(開催日)平成28年2月24日 (報告者)三木祥男(口腔・喉頭がん患者会)
1.開催状況
日時:平成28年2月24日 午後3時~4時
場所:大阪がん循環器病予防センター 研修室
出席委員:5名中1名(医師会担当)欠席
部会長:東山聖彦(成人病センター副院長)
2.議題
(1)がん患者会にかかるアンケート調査結果報告について
(2)第二期がん対策推進計画の取組み状況について
3.審議概要
1-1.「がん患者団体との連携の現状(アンケート調査)」 報告者:藤井委員
このアンケート調査は,相談支援センター相談員約330人からの回答に基づくもので,1月23日「地域相談支援フォーラムin近畿」で,大阪府がん診療連携協議会相談支援部会として報告されたものである。
結論として次のような報告があった。
(1)院内がん患者会・サロンに関して:
◆連携については,84%が必要と感じている
◆連携の阻害要因として,次の2点の指摘あり
①院内スタッフの理解や関心
②連携に関する時間がさけない
(2)院外がん患者会・サロンに関して:
◆連携については,94%が必要と感じている
◆思い付く団体の数は1~3団体が67%
◆物品販売・宗教との関係などが阻害要因として顕著に表れている
(3)今後の展開
◆(院内)については,相談支援部会として阻害要因について取り組む
◆(院外)については,患者団体について「知る」ことを課題に検討する
<委員からの意見>
◆(1)の①については,昨年度のアンケート調査でも,院内サロン開設に必要 な条件ということで「病院・医療者の理解」が取り上げられており,相談支援センターの「院内市民権」確立が必要との指摘があった。

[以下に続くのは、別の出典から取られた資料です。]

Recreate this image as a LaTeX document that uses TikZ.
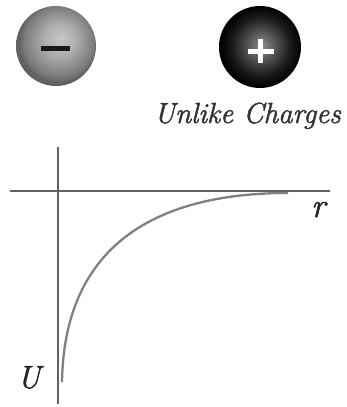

◆昨年度のアンケート調査においても,相談支援センターが患者会・サロンにそそぐ力が少ない(7%)ことや,医師や医療者が患者に相談支援センターのことを周知させるレベルが低いこと,院内サロンがない病院が15%もあることなどの問題点
の指摘があった。
1-2.「患者会へのニーズ調査報告」 報告者 三木委員
昨年10月に成人病センター外来患者938名から得られたアンケート調査の結果について報告があった。

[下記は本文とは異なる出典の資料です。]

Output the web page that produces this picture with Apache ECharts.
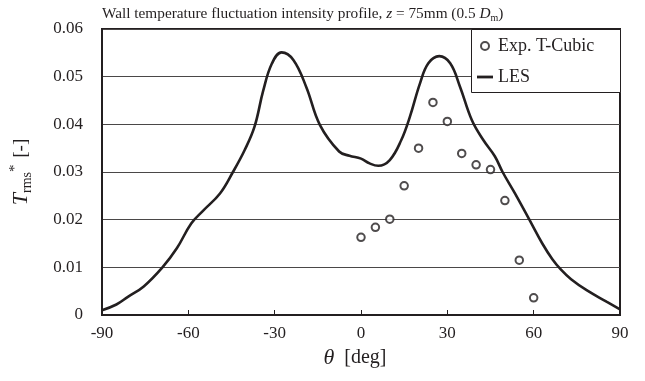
<!DOCTYPE html>
<html>
<head>
<meta charset="utf-8">
<script src="https://cdn.jsdelivr.net/npm/echarts@6/dist/echarts.min.js"></script>
<style>
html,body{margin:0;padding:0;background:#fff;}
#chart{width:645px;height:381px;}
</style>
</head>
<body>
<div id="chart"></div>
<script>
// Experimental data (theta [deg], T_rms*)
const expTheta = [0, 5, 10, 15, 20, 25, 30, 35, 40, 45, 50, 55, 60];
const expValues = [0.0163, 0.0184, 0.0201, 0.0271, 0.0350, 0.0446, 0.0406, 0.0339, 0.0315, 0.0305, 0.0240, 0.0115, 0.0036];

// LES curve (theta [deg], T_rms*)
const lesTheta = [-90, -85, -81, -75.5, -69, -64, -59, -55, -49, -44.5, -40.5, -37, -34, -31, -27.6, -23.5, -19, -14.3, -7.6, -4, 0, 3, 6, 10, 14, 17, 20.5, 23.4, 27.2, 31, 34.4, 38.5, 42.5, 46.5, 49.2, 53.5, 58.5, 63, 66.5, 69.5, 73, 78.4, 85.3, 90];
const lesValues = [0.0010, 0.0022, 0.0038, 0.0060, 0.0100, 0.0140, 0.0192, 0.0218, 0.0255, 0.0300, 0.0345, 0.0395, 0.0470, 0.0527, 0.0551, 0.0535, 0.0478, 0.0399, 0.0343, 0.0334, 0.0328, 0.0318, 0.0313, 0.0325, 0.0367, 0.0416, 0.0486, 0.0528, 0.0543, 0.0528, 0.0479, 0.0409, 0.0367, 0.0333, 0.0300, 0.0255, 0.0200, 0.0150, 0.0117, 0.0095, 0.0075, 0.0052, 0.0028, 0.0012];

const xTicks = [-90, -60, -30, 0, 30, 60, 90];
const yTicks = [0, 0.01, 0.02, 0.03, 0.04, 0.05, 0.06];

const FONT = 'Liberation Serif';
const INK = '#231f20';

const chart = echarts.init(document.getElementById('chart'));
chart.setOption({
  backgroundColor: '#ffffff',
  animation: false,
  textStyle: {fontFamily: FONT, color: INK},
  title: {
    left: 97, top: 0,
    text: '{n|Wall temperature fluctuation intensity profile, }{i|z}{n| = 75mm (0.5 }{i|D}{s|m}{n|)}',
    textStyle: {
      fontWeight: 'normal',
      rich: {
        n: {fontFamily: FONT, fontSize: 15.3, fontWeight: 'normal', color: INK, lineHeight: 18, verticalAlign: 'middle'},
        i: {fontFamily: FONT, fontSize: 15.3, fontWeight: 'normal', fontStyle: 'italic', color: INK, lineHeight: 18, verticalAlign: 'middle'},
        s: {fontFamily: FONT, fontSize: 10, fontWeight: 'normal', color: INK, lineHeight: 10, verticalAlign: 'bottom'}
      }
    }
  },
  grid: {left: 102, right: 25, top: 29, bottom: 66, show: true, borderColor: INK, borderWidth: 2, backgroundColor: 'transparent'},
  legend: {
    orient: 'vertical', left: 477, top: 37, padding: 0, itemGap: 13,
    itemWidth: 16, itemHeight: 8,
    textStyle: {fontFamily: FONT, fontSize: 18, color: INK},
    data: [
      {name: 'Exp. T-Cubic'},
      {name: 'LES', icon: 'path://M0,0M16,8M0,2.6L16,2.6L16,5.4L0,5.4Z'}
    ]
  },
  graphic: [{
    type: 'rect', z: 3, left: 471, top: 29,
    shape: {width: 149, height: 63},
    style: {fill: '#fff', stroke: INK, lineWidth: 1}
  }],
  xAxis: {
    type: 'value', min: -90, max: 90, interval: 30,
    name: '{i|θ}{n|  [deg]}', nameLocation: 'middle', nameGap: 28,
    nameTextStyle: {
      rich: {
        i: {fontFamily: FONT, fontSize: 22, fontStyle: 'italic', color: INK},
        n: {fontFamily: FONT, fontSize: 20, color: INK, padding: [0, 12, 0, 0]}
      }
    },
    axisLine: {show: true, onZero: false, lineStyle: {color: INK, width: 2}},
    axisTick: {show: true, inside: true, length: 5, lineStyle: {color: INK, width: 1}},
    axisLabel: {
      fontFamily: FONT, fontSize: 17, color: INK, margin: 10,
      formatter: v => xTicks.indexOf(v) >= 0 ? String(v) : ''
    },
    splitLine: {show: false}
  },
  yAxis: {
    type: 'value', min: 0, max: 0.06, interval: 0.01,
    name: '{i|T}{s|rms}{p|*}{n| [-]}', nameLocation: 'middle', nameGap: 68,
    nameTextStyle: {
      rich: {
        i: {fontFamily: FONT, fontSize: 22, fontStyle: 'italic', color: INK, lineHeight: 26, verticalAlign: 'middle'},
        s: {fontFamily: FONT, fontSize: 14, color: INK, lineHeight: 12, verticalAlign: 'bottom'},
        p: {fontFamily: FONT, fontSize: 15, color: INK, lineHeight: 14, verticalAlign: 'top'},
        n: {fontFamily: FONT, fontSize: 19, color: INK, lineHeight: 26, verticalAlign: 'middle', padding: [0, 0, 0, 2]}
      }
    },
    axisLine: {show: true, onZero: false, lineStyle: {color: INK, width: 2}},
    axisTick: {show: false},
    axisLabel: {
      fontFamily: FONT, fontSize: 17, color: INK, margin: 19,
      formatter: v => {
        const t = yTicks.find(k => Math.abs(k - v) < 1e-9);
        if (t === undefined) return '';
        return t === 0 ? '0' : t.toFixed(2);
      }
    },
    splitLine: {show: true, lineStyle: {color: '#4a4747', width: 1}}
  },
  series: [
    {
      name: 'LES', type: 'line', z: 2,
      data: lesTheta.map((t, i) => [t, lesValues[i]]),
      smooth: 0.4, symbol: 'none',
      lineStyle: {color: INK, width: 2.6},
      itemStyle: {color: INK}
    },
    {
      name: 'Exp. T-Cubic', type: 'scatter', z: 5,
      data: expTheta.map((t, i) => [t, expValues[i]]),
      symbol: 'emptyCircle', symbolSize: 7.5,
      itemStyle: {color: INK, borderColor: INK, borderWidth: 1.3}
    }
  ]
});
</script>
</body>
</html>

①患者会へ入会したい人の割合は27%,関心のある人を含めると41%であった。
②患者会の存在を知っていた人は24%で,知らなかった人が75%も居た
⇒癌研有明病院での入会希望者率は60%であり,その差が大きいのは,患者会の
知名度が低いためであることが判明した
③部位別でみると,患者数は少ないが入会希望率が高いのは脳腫瘍が1位で,人数の
多い乳がんが2位で,いずれも60%の人が希望している
③入会動機としては「がん体験者に会って情報を得たい」という理由が圧倒的に多い
④患者会のタイプは,病院が主催する疾患別と治療法別患者会が望まれていた
⑤その他で「切実に思うこと」として,「医療者からの助言」が圧倒的に多かった
2.27年度の取組み状況報告 報告者:事務局
◆医療情報提供に関する取組み
◆相談員に対する就労に関する研修:26年度から継続的にやっている
◆近畿6都道府県による地域相談支援フォーラムの開催
3.28年度の取組み案 報告者:事務局
◆医療情報提供及び就労に関する相談員の研修:27年度とほぼ同じ
◆企業向けパンフレット「仕事と治療の両立支援」の配布
◆がん患者団体協議会等との連携,協働
⇒案件については,異議もなく承認された。
<委員からの意見>
◆28年度は第二期の折り返しの時点なので,その位置づけを議論し,目標なども明確にすべきではないかとの提案あり⇒事務局から別途検討する旨の回答があった
4.委員としての感想
◆年1回の開催ということに違和感を覚えた。年2回の審議機会がないと,委員としての役割が果たせないと感じた。たとえば委員になって約1年が経過してから,1年前に前任者が決めたことの報告を受け,そして次年度の事務局案を審議するだけなので,委員としての意見や要望を提出するチャンスがない。今回も28年度は何を目標に,何に重点をおいてやるのかという方針の議論がなかったので,その点について,指摘だけはさせてもらった。
◆事務局は4年前に作成された計画方針に基づいて,各年度の実行計画を提案している。このスタイルでは,PDCAサイクルがうまく回らない。2年ごとに委員の顔ぶれが変わり,しかも状況も変わってくるからである。そうした変化をPDCAサイクルに取り込まないと意味がない。どの部会でも従来のスタイルでやられて来たが,もう少しPDCAサイクルを回しやすい形にしてほしいと思った。
◆28年度の取組みの中に,新たな取組みとして「がん患者団体協議会等との連携,協働」ということが盛り込まれた。我々としては有り難いことであり,大いに協力して行きたいと思う。協議会側から連携や協働のテーマを提案することが大切と思う。